ThatJeffSmith

Inspecting PL/SQL Collections with Oracle SQL Developer

Our stored procedures often capture information and store that data as a string or number. But sometimes we need to process more than just a single value. PL/SQL allows you to do this via collections. Now, if you’re looking for help getting started with collections, I would start with

Once you have a program working, and you want to know what your data looks like before it processes or passes the data to another program, I recommend using our PL/SQL debugger. The debugger allows you to run your program, step-by-step, and inspect what the code is doing, line-by-line. If you need a quick, ‘Debugger 101‘, then you’re in luck :)

Once you’re debugging, you’re ready to ‘watch.’ Need help figuring our how watches work, and when to use a watch versus the Data or Smart Data panel?

Stepping Through the ‘Table’

Your PL/SQL table has one or more rows, and now you want to know what’s in those rows, right?

Your code may look a little something like this:

   OPEN c1; --c1 is a cursor tied to a query that is executed
   LOOP
      FETCH c1 INTO tab (len + 1); -- tab is a 'table of table%rowtype'
      EXIT WHEN c1%NOTFOUND;
      len := len + 1;
   END LOOP;

Once you invoke the debugger in SQL Developer, you’ll notice the Smart Data Panel has an entry that matches our ‘tab’ object:

There’s more than meets the eye!

Now Expand the TAB Tree Node

Walk the tree to get to the data you want to inspect

My indexed table happens to be indexed by an integer. This integer grows as my cursor loop runs. I can drill into one of the rows and see the data being stored.

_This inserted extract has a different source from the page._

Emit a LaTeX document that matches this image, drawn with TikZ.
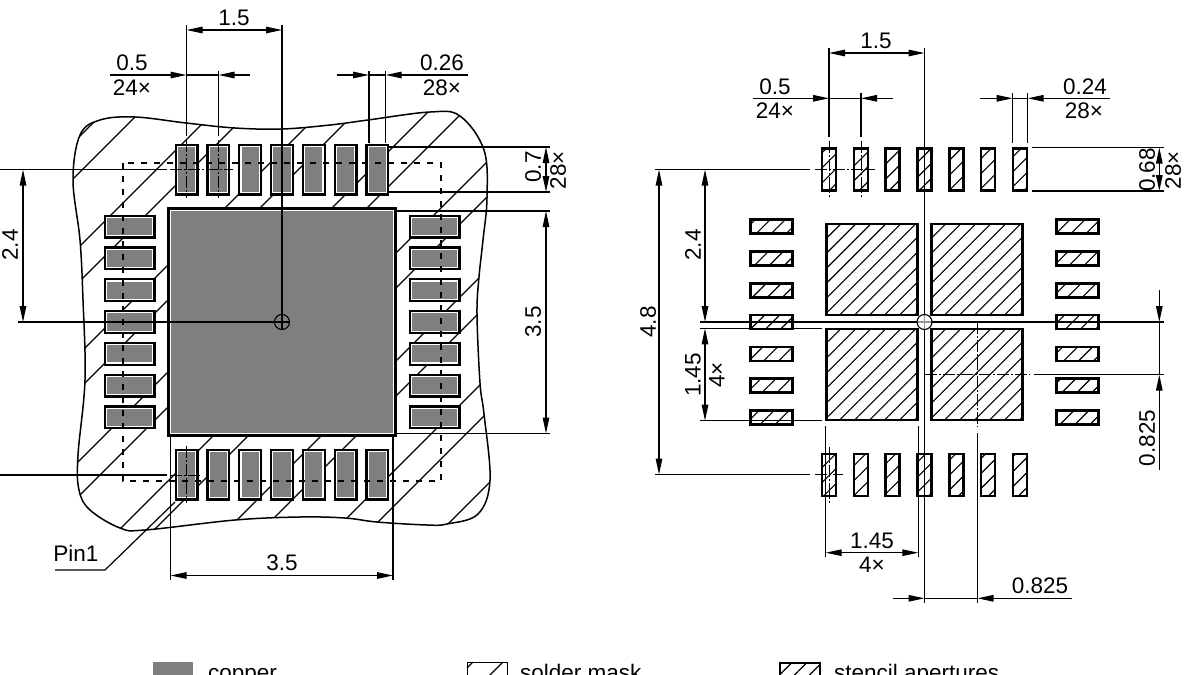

As I step through the loop, I’ll see more and more rows appear.

Quick Inspect

Now maybe I don’t want to click and expand to see what’s happening. You can instead do a ‘Quick Inspect’ or a ‘peek’ to see what’s being stored. That’s what the ‘little green dots’ indicate.

Click on the green ‘bullet’ to see the data

Mmmm, tasty data

Having trouble getting the watches or data panels to show anything? You’ve remembered to compile your procedure ‘For Debug,’ right?